Your instructions:
Skip the pictures and repeat each line of the data exactly.

Given material:
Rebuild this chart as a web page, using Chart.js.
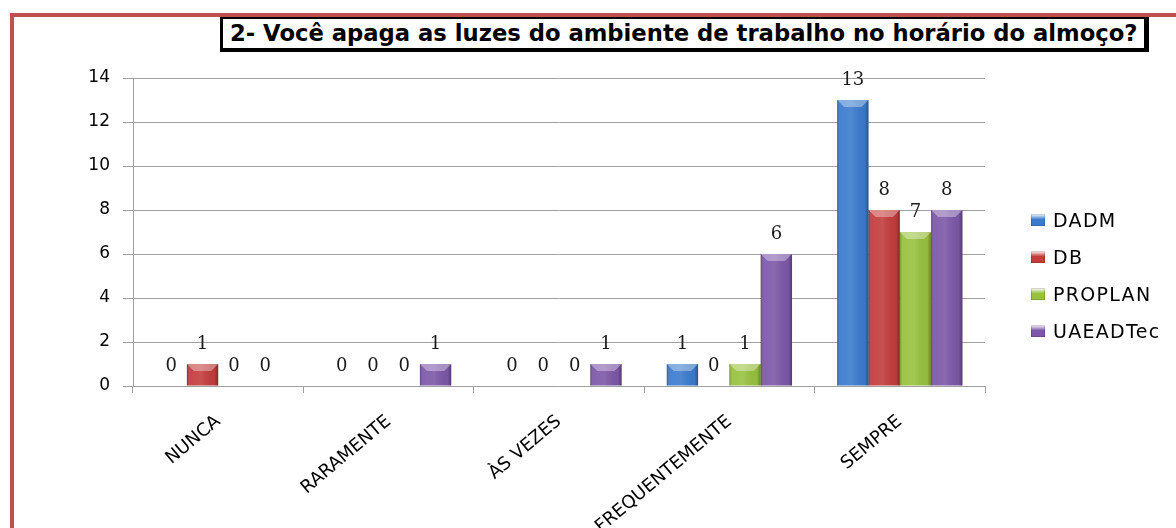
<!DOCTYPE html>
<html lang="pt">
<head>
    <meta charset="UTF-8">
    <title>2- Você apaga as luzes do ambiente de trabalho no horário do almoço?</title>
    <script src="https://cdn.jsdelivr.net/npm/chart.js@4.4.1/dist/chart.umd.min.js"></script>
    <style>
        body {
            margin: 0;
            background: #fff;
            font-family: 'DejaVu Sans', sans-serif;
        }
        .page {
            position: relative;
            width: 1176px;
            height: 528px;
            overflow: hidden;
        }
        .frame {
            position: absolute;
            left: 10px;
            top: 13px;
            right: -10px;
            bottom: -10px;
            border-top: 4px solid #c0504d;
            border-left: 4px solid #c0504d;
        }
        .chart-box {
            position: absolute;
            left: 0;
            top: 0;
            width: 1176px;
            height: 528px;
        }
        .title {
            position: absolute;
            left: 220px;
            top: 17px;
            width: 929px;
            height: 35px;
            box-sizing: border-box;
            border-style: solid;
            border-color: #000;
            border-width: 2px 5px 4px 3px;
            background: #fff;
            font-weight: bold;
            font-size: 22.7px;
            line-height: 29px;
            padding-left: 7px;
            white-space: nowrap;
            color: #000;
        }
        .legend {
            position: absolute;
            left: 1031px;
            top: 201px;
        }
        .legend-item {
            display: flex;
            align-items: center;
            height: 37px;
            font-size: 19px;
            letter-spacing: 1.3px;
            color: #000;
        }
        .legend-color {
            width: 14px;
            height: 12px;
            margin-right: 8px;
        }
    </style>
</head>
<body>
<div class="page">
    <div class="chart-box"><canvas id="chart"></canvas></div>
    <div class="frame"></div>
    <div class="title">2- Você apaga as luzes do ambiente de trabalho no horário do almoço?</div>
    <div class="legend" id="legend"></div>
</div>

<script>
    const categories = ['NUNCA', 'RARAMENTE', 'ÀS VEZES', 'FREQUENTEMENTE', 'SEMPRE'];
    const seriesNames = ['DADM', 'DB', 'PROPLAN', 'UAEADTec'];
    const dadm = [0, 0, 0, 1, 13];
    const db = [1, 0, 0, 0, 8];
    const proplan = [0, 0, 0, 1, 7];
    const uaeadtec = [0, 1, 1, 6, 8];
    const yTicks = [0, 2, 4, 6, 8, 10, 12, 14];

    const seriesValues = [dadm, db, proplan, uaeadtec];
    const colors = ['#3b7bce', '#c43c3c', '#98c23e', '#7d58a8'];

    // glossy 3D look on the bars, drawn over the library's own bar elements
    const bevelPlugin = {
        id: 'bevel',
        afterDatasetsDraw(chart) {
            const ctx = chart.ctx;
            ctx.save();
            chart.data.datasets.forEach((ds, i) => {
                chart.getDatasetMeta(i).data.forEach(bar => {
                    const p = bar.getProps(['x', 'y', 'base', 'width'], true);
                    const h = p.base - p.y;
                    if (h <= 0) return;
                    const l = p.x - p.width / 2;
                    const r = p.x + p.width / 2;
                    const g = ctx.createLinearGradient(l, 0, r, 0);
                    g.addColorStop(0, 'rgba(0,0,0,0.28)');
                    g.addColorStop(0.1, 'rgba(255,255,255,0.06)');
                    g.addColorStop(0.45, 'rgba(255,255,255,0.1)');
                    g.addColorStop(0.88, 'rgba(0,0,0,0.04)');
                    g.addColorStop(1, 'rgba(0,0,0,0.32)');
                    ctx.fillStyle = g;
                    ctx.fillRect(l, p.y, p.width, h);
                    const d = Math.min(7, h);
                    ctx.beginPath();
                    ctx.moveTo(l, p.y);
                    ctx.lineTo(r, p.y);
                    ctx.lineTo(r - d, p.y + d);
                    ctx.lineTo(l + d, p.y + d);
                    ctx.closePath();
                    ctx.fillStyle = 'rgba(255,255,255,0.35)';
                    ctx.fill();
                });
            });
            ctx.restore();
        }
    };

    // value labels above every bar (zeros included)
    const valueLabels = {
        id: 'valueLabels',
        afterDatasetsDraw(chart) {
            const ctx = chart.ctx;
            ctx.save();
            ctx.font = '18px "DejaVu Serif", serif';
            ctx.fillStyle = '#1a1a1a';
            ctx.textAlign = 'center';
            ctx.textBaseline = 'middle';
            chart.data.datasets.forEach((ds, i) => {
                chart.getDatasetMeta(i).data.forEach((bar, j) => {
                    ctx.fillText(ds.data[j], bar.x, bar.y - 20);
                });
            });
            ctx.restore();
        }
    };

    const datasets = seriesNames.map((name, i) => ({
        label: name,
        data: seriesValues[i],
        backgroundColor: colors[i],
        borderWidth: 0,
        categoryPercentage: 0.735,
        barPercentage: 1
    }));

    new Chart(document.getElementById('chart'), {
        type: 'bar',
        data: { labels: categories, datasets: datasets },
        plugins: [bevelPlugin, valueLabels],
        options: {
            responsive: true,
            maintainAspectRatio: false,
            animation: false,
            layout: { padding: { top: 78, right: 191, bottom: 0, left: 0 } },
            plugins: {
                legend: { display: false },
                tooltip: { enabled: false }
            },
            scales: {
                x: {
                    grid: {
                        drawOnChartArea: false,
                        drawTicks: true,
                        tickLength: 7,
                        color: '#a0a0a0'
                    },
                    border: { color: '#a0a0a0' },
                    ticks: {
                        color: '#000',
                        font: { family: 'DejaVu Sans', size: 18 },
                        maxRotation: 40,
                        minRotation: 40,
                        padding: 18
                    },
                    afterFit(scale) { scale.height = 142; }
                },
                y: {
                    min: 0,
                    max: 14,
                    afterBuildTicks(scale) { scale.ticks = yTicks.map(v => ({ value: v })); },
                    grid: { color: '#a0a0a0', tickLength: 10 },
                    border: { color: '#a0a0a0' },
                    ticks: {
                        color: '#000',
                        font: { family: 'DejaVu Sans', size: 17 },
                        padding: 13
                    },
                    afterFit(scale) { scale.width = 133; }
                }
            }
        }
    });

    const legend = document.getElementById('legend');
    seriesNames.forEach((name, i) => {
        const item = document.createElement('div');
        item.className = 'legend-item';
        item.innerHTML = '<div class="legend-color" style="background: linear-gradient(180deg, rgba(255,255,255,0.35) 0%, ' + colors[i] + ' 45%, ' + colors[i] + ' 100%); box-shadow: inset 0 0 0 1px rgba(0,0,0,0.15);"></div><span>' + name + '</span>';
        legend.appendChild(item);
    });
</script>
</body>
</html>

Finished exercise:
Rebuild this chart as a web page, using Chart.js.
<!DOCTYPE html>
<html lang="pt">
<head>
    <meta charset="UTF-8">
    <title>2- Você apaga as luzes do ambiente de trabalho no horário do almoço?</title>
    <script src="https://cdn.jsdelivr.net/npm/chart.js@4.4.1/dist/chart.umd.min.js"></script>
    <style>
        body {
            margin: 0;
            background: #fff;
            font-family: 'DejaVu Sans', sans-serif;
        }
        .page {
            position: relative;
            width: 1176px;
            height: 528px;
            overflow: hidden;
        }
        .frame {
            position: absolute;
            left: 10px;
            top: 13px;
            right: -10px;
            bottom: -10px;
            border-top: 4px solid #c0504d;
            border-left: 4px solid #c0504d;
        }
        .chart-box {
            position: absolute;
            left: 0;
            top: 0;
            width: 1176px;
            height: 528px;
        }
        .title {
            position: absolute;
            left: 220px;
            top: 17px;
            width: 929px;
            height: 35px;
            box-sizing: border-box;
            border-style: solid;
            border-color: #000;
            border-width: 2px 5px 4px 3px;
            background: #fff;
            font-weight: bold;
            font-size: 22.7px;
            line-height: 29px;
            padding-left: 7px;
            white-space: nowrap;
            color: #000;
        }
        .legend {
            position: absolute;
            left: 1031px;
            top: 201px;
        }
        .legend-item {
            display: flex;
            align-items: center;
            height: 37px;
            font-size: 19px;
            letter-spacing: 1.3px;
            color: #000;
        }
        .legend-color {
            width: 14px;
            height: 12px;
            margin-right: 8px;
        }
    </style>
</head>
<body>
<div class="page">
    <div class="chart-box"><canvas id="chart"></canvas></div>
    <div class="frame"></div>
    <div class="title">2- Você apaga as luzes do ambiente de trabalho no horário do almoço?</div>
    <div class="legend" id="legend"></div>
</div>

<script>
    const categories = ['NUNCA', 'RARAMENTE', 'ÀS VEZES', 'FREQUENTEMENTE', 'SEMPRE'];
    const seriesNames = ['DADM', 'DB', 'PROPLAN', 'UAEADTec'];
    const dadm = [0, 0, 0, 1, 13];
    const db = [1, 0, 0, 0, 8];
    const proplan = [0, 0, 0, 1, 7];
    const uaeadtec = [0, 1, 1, 6, 8];
    const yTicks = [0, 2, 4, 6, 8, 10, 12, 14];

    const seriesValues = [dadm, db, proplan, uaeadtec];
    const colors = ['#3b7bce', '#c43c3c', '#98c23e', '#7d58a8'];

    // glossy 3D look on the bars, drawn over the library's own bar elements
    const bevelPlugin = {
        id: 'bevel',
        afterDatasetsDraw(chart) {
            const ctx = chart.ctx;
            ctx.save();
            chart.data.datasets.forEach((ds, i) => {
                chart.getDatasetMeta(i).data.forEach(bar => {
                    const p = bar.getProps(['x', 'y', 'base', 'width'], true);
                    const h = p.base - p.y;
                    if (h <= 0) return;
                    const l = p.x - p.width / 2;
                    const r = p.x + p.width / 2;
                    const g = ctx.createLinearGradient(l, 0, r, 0);
                    g.addColorStop(0, 'rgba(0,0,0,0.28)');
                    g.addColorStop(0.1, 'rgba(255,255,255,0.06)');
                    g.addColorStop(0.45, 'rgba(255,255,255,0.1)');
                    g.addColorStop(0.88, 'rgba(0,0,0,0.04)');
                    g.addColorStop(1, 'rgba(0,0,0,0.32)');
                    ctx.fillStyle = g;
                    ctx.fillRect(l, p.y, p.width, h);
                    const d = Math.min(7, h);
                    ctx.beginPath();
                    ctx.moveTo(l, p.y);
                    ctx.lineTo(r, p.y);
                    ctx.lineTo(r - d, p.y + d);
                    ctx.lineTo(l + d, p.y + d);
                    ctx.closePath();
                    ctx.fillStyle = 'rgba(255,255,255,0.35)';
                    ctx.fill();
                });
            });
            ctx.restore();
        }
    };

    // value labels above every bar (zeros included)
    const valueLabels = {
        id: 'valueLabels',
        afterDatasetsDraw(chart) {
            const ctx = chart.ctx;
            ctx.save();
            ctx.font = '18px "DejaVu Serif", serif';
            ctx.fillStyle = '#1a1a1a';
            ctx.textAlign = 'center';
            ctx.textBaseline = 'middle';
            chart.data.datasets.forEach((ds, i) => {
                chart.getDatasetMeta(i).data.forEach((bar, j) => {
                    ctx.fillText(ds.data[j], bar.x, bar.y - 20);
                });
            });
            ctx.restore();
        }
    };

    const datasets = seriesNames.map((name, i) => ({
        label: name,
        data: seriesValues[i],
        backgroundColor: colors[i],
        borderWidth: 0,
        categoryPercentage: 0.735,
        barPercentage: 1
    }));

    new Chart(document.getElementById('chart'), {
        type: 'bar',
        data: { labels: categories, datasets: datasets },
        plugins: [bevelPlugin, valueLabels],
        options: {
            responsive: true,
            maintainAspectRatio: false,
            animation: false,
            layout: { padding: { top: 78, right: 191, bottom: 0, left: 0 } },
            plugins: {
                legend: { display: false },
                tooltip: { enabled: false }
            },
            scales: {
                x: {
                    grid: {
                        drawOnChartArea: false,
                        drawTicks: true,
                        tickLength: 7,
                        color: '#a0a0a0'
                    },
                    border: { color: '#a0a0a0' },
                    ticks: {
                        color: '#000',
                        font: { family: 'DejaVu Sans', size: 18 },
                        maxRotation: 40,
                        minRotation: 40,
                        padding: 18
                    },
                    afterFit(scale) { scale.height = 142; }
                },
                y: {
                    min: 0,
                    max: 14,
                    afterBuildTicks(scale) { scale.ticks = yTicks.map(v => ({ value: v })); },
                    grid: { color: '#a0a0a0', tickLength: 10 },
                    border: { color: '#a0a0a0' },
                    ticks: {
                        color: '#000',
                        font: { family: 'DejaVu Sans', size: 17 },
                        padding: 13
                    },
                    afterFit(scale) { scale.width = 133; }
                }
            }
        }
    });

    const legend = document.getElementById('legend');
    seriesNames.forEach((name, i) => {
        const item = document.createElement('div');
        item.className = 'legend-item';
        item.innerHTML = '<div class="legend-color" style="background: linear-gradient(180deg, rgba(255,255,255,0.35) 0%, ' + colors[i] + ' 45%, ' + colors[i] + ' 100%); box-shadow: inset 0 0 0 1px rgba(0,0,0,0.15);"></div><span>' + name + '</span>';
        legend.appendChild(item);
    });
</script>
</body>
</html>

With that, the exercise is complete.